#### WHAT IS REQUIRED:
Would you return the run of lines that starts at the one with "Generate a component" and ends at the one with "const mskFitY = [9.6, 5.0];", ends included, exactly as written and without the images?

[Part of a data file]
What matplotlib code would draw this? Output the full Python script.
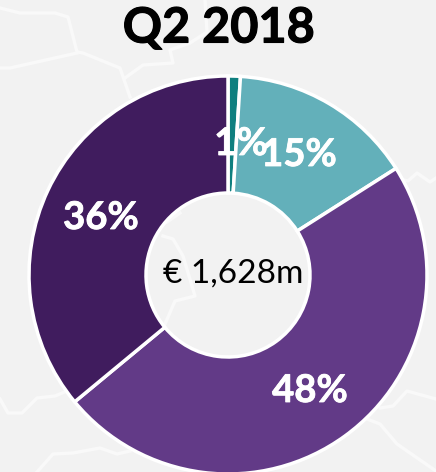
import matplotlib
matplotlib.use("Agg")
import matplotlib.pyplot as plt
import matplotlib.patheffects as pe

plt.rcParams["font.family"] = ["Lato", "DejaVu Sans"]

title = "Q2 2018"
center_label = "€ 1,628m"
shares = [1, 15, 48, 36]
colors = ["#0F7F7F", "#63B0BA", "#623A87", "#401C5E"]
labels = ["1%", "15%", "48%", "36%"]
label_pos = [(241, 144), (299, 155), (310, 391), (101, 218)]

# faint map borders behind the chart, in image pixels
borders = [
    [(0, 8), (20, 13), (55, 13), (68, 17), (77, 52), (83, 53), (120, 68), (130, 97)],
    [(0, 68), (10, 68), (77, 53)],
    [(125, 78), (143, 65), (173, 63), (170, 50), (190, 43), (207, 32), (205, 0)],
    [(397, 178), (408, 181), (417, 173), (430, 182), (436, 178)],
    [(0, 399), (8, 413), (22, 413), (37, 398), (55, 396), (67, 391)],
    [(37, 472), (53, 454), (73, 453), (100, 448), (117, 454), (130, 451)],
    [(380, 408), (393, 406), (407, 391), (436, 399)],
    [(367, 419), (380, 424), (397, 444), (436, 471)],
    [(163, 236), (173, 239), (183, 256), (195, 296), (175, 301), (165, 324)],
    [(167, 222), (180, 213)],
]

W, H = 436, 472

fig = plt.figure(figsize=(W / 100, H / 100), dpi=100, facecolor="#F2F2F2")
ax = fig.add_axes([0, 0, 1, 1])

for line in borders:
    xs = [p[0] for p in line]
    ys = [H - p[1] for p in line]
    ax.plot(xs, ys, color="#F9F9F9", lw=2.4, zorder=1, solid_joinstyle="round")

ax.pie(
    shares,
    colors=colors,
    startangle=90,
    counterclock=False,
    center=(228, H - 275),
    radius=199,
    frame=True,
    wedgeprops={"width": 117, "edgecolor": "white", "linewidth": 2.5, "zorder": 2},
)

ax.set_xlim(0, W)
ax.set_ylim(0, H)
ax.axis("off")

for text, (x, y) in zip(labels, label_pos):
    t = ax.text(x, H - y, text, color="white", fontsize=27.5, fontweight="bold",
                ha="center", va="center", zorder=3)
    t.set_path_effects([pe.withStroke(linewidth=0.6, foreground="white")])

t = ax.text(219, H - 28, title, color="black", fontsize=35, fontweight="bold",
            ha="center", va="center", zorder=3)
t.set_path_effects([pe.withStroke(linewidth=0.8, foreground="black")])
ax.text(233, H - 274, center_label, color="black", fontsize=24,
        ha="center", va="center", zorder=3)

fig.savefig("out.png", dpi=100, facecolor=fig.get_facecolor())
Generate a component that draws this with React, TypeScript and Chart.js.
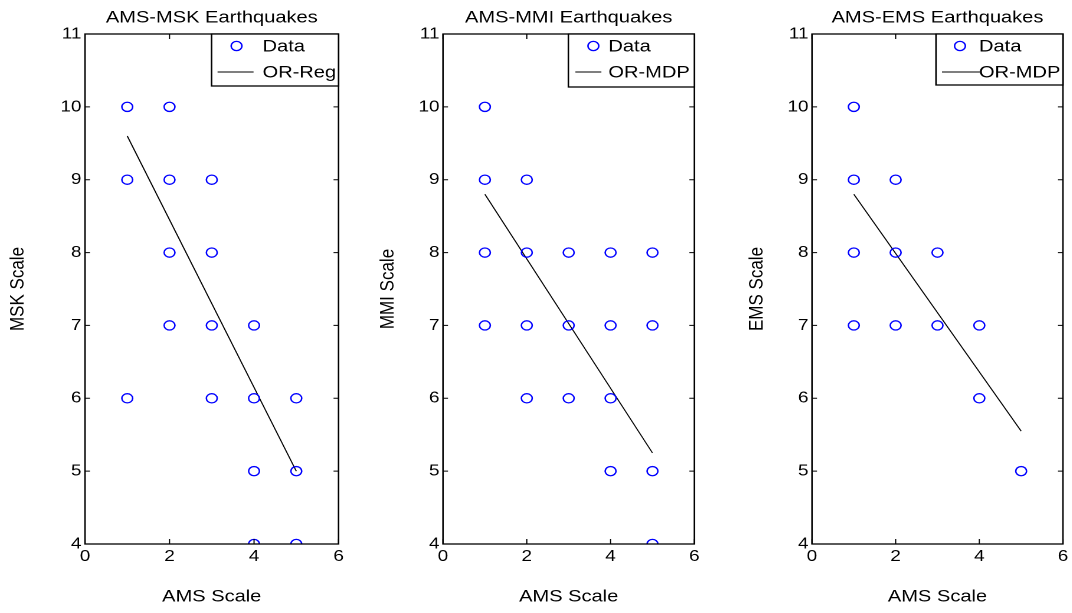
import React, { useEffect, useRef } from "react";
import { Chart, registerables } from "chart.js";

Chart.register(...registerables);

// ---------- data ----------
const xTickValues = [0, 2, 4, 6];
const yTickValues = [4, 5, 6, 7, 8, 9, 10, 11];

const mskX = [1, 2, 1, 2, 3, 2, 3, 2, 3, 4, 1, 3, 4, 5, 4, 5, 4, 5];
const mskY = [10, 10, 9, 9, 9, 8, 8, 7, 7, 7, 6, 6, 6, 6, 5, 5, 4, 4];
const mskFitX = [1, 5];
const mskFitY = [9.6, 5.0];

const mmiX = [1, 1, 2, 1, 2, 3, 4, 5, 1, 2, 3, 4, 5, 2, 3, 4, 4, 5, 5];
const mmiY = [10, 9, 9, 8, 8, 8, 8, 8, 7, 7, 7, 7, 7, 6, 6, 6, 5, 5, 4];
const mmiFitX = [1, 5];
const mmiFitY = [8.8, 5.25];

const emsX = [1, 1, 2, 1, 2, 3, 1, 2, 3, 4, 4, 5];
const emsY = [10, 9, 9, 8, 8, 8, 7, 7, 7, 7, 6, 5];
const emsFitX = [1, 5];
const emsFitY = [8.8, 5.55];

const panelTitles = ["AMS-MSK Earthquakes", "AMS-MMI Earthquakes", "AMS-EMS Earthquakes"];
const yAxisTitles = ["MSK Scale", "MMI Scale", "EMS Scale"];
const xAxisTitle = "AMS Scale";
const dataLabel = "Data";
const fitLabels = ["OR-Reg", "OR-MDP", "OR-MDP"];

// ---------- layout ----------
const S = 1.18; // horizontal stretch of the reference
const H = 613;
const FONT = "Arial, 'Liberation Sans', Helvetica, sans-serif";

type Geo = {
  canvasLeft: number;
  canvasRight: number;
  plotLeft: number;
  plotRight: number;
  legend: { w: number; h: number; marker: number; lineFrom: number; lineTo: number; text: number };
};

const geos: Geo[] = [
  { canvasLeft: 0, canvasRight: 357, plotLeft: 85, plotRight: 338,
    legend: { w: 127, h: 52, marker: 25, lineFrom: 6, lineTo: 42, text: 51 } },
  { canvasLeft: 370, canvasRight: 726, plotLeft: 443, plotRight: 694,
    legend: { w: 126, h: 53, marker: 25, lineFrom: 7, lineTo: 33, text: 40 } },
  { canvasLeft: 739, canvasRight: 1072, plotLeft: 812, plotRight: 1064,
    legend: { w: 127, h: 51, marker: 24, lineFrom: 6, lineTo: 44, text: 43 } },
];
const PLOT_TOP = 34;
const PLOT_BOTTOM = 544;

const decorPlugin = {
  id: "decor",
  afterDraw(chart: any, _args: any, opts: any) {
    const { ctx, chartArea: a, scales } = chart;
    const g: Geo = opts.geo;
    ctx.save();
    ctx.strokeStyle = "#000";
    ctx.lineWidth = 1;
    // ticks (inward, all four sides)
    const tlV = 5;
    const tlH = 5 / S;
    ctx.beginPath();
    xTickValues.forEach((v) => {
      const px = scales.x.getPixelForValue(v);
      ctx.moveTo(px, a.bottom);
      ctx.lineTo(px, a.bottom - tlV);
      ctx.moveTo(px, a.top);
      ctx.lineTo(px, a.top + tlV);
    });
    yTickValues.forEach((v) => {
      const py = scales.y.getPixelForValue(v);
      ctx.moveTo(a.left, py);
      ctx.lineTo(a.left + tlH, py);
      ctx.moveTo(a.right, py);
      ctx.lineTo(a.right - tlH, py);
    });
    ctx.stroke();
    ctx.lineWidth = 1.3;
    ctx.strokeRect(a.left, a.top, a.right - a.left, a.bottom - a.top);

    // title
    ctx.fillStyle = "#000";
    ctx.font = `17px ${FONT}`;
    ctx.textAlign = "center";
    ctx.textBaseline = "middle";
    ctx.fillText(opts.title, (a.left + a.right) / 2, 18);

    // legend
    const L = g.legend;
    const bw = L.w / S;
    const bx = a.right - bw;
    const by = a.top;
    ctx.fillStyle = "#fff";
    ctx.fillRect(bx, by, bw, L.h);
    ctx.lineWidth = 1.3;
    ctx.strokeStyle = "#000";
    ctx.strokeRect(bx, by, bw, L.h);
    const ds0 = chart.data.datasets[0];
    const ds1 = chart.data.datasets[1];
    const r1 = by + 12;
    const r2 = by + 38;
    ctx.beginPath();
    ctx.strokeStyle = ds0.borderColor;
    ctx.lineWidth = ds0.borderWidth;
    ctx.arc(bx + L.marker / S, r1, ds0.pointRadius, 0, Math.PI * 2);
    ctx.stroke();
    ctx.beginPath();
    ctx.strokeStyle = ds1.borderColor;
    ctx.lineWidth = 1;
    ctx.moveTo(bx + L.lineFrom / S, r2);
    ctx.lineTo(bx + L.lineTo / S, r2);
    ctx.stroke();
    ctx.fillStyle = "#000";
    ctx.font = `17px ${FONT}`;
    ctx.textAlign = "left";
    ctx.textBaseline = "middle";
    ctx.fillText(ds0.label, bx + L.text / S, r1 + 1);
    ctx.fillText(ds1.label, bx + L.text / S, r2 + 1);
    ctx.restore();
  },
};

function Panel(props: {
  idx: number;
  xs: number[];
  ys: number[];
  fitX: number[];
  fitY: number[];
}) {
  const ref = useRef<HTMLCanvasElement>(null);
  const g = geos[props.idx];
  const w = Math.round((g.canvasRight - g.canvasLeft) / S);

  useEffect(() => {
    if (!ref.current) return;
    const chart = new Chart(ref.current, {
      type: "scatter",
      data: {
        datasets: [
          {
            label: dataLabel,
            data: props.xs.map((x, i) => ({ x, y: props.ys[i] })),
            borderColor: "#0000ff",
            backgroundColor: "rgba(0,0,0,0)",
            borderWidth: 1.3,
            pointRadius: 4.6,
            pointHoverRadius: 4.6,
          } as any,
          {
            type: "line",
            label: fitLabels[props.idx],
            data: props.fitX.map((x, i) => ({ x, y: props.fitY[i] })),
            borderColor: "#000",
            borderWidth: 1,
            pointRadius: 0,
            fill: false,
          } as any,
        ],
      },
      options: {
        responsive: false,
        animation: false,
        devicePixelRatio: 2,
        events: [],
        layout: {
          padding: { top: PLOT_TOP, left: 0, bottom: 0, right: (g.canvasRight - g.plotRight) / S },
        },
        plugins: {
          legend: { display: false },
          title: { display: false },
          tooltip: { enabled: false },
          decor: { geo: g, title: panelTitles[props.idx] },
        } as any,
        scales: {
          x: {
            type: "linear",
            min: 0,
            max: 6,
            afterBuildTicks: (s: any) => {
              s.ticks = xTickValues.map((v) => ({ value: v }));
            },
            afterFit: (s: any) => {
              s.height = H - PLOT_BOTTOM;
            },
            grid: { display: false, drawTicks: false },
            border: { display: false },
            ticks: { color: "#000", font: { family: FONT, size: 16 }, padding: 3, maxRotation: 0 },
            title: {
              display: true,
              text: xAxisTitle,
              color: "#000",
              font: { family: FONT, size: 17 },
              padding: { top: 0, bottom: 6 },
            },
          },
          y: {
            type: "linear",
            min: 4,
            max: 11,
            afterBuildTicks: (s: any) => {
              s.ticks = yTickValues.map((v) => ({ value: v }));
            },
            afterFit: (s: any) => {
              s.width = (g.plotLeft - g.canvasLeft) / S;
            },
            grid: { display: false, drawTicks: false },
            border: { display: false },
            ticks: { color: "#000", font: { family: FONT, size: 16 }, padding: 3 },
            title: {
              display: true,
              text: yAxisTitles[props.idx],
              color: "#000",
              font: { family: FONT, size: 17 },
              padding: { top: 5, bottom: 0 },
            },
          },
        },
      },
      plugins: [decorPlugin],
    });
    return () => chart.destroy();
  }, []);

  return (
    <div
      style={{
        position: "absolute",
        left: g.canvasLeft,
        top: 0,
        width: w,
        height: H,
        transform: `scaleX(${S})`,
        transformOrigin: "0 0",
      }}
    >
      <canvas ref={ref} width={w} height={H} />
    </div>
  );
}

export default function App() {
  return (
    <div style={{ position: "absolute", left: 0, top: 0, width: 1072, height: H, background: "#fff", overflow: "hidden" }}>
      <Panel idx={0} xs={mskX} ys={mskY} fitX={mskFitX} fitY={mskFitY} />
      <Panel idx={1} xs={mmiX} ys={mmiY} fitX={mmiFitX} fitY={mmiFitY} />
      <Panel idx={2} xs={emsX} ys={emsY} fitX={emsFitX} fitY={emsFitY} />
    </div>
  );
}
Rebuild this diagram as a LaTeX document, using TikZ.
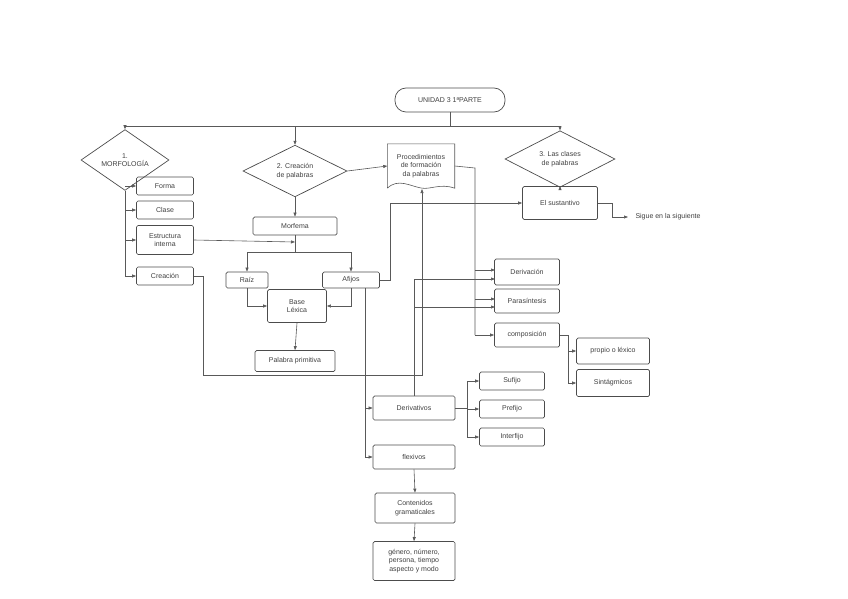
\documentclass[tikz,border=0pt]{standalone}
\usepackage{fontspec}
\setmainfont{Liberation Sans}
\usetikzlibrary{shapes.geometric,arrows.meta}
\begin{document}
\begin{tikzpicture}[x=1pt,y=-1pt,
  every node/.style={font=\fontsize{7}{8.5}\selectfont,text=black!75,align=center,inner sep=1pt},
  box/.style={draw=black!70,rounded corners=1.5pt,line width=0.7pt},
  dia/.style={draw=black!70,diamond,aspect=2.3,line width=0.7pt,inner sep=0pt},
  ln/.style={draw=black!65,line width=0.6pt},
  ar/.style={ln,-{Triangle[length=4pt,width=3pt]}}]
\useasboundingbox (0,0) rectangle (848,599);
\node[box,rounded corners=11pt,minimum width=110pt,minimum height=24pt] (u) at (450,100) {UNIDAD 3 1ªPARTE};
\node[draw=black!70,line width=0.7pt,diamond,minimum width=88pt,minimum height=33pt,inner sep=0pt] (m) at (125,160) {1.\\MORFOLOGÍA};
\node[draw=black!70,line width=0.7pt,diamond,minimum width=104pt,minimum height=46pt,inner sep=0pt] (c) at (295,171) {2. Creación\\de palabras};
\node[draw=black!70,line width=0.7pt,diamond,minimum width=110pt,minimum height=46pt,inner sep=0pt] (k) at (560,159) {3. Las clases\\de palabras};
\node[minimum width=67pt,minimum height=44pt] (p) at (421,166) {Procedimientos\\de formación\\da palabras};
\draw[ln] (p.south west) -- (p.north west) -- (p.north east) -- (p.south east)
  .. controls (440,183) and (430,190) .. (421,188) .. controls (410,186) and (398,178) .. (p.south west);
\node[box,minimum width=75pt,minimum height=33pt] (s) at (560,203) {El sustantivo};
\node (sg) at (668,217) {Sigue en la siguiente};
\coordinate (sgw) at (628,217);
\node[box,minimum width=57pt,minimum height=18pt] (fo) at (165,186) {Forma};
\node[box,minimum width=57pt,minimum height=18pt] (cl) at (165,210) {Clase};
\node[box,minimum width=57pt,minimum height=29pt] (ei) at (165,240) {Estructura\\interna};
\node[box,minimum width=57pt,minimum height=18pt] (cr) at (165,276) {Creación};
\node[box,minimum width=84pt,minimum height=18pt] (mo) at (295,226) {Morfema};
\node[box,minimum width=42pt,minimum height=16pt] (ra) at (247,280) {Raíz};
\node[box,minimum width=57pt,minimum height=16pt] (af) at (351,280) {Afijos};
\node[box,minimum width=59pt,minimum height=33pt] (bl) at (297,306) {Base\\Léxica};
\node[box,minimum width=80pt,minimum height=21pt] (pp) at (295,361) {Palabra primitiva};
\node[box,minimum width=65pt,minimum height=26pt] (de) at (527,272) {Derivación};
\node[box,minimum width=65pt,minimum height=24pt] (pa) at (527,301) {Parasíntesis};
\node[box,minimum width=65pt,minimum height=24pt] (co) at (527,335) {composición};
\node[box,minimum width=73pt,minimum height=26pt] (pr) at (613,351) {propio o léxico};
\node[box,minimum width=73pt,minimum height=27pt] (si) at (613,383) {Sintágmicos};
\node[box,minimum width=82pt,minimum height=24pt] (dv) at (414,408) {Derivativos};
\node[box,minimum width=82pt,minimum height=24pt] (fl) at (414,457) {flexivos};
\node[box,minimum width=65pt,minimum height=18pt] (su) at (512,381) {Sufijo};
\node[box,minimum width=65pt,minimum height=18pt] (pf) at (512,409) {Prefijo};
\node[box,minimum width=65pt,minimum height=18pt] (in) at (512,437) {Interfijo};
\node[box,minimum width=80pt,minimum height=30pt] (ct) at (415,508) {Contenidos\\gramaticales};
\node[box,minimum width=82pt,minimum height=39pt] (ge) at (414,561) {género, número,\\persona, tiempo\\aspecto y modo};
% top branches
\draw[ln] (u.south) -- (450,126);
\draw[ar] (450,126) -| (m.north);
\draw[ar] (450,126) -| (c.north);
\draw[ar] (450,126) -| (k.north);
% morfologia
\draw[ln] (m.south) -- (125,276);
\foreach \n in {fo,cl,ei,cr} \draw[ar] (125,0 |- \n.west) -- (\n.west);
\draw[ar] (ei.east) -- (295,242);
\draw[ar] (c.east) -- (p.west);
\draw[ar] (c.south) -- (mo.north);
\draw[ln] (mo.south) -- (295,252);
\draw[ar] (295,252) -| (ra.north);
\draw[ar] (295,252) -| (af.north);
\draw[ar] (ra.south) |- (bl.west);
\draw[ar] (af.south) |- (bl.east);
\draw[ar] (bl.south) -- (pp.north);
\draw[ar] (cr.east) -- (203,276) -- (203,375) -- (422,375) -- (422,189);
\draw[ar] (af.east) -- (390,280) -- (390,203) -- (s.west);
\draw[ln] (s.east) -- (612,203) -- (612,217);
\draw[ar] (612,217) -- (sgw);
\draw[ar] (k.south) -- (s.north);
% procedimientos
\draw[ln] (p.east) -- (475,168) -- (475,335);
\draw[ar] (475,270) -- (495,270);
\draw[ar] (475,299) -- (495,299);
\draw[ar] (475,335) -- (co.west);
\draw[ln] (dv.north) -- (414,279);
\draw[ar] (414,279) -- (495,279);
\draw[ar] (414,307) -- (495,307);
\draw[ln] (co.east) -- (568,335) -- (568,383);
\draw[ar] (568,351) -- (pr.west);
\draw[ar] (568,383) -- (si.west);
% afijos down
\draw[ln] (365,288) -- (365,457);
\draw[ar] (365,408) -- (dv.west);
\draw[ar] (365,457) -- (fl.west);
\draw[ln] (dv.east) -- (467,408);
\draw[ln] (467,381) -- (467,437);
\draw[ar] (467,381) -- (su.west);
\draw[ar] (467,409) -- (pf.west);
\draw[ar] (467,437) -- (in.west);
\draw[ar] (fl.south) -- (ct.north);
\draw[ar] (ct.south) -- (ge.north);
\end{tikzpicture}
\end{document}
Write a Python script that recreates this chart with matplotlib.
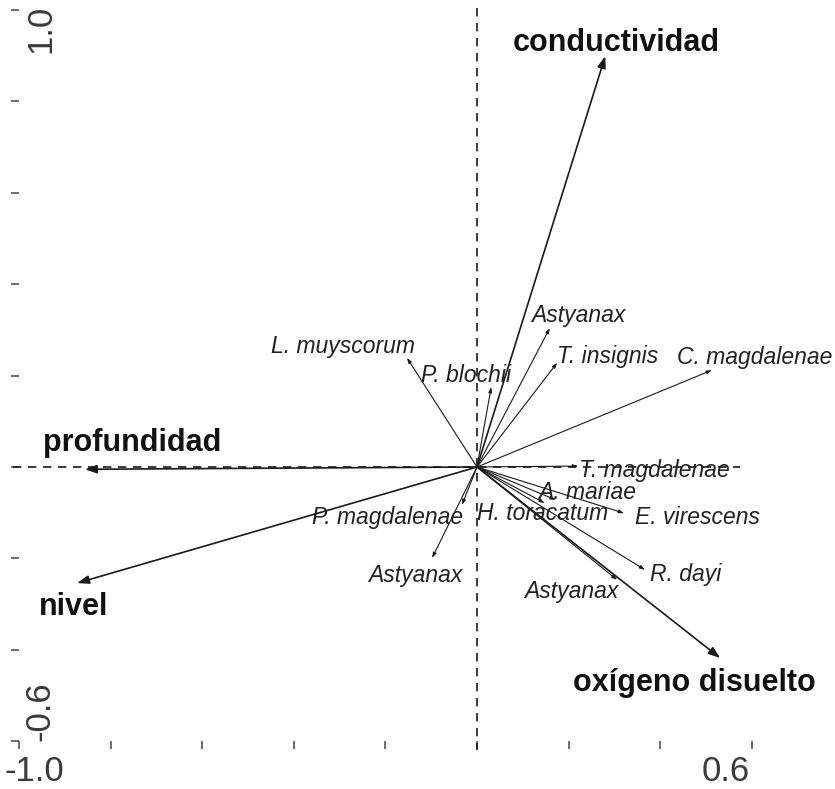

#### COMPLETE RESPONSE:
Generate a component that draws this with React, TypeScript and Chart.js.
import React, { useEffect, useRef } from "react";
import { Chart, registerables } from "chart.js";

Chart.register(...registerables);

// ---------- data ----------
const xTickValues = [0, 2, 4, 6];
const yTickValues = [4, 5, 6, 7, 8, 9, 10, 11];

const mskX = [1, 2, 1, 2, 3, 2, 3, 2, 3, 4, 1, 3, 4, 5, 4, 5, 4, 5];
const mskY = [10, 10, 9, 9, 9, 8, 8, 7, 7, 7, 6, 6, 6, 6, 5, 5, 4, 4];
const mskFitX = [1, 5];
const mskFitY = [9.6, 5.0];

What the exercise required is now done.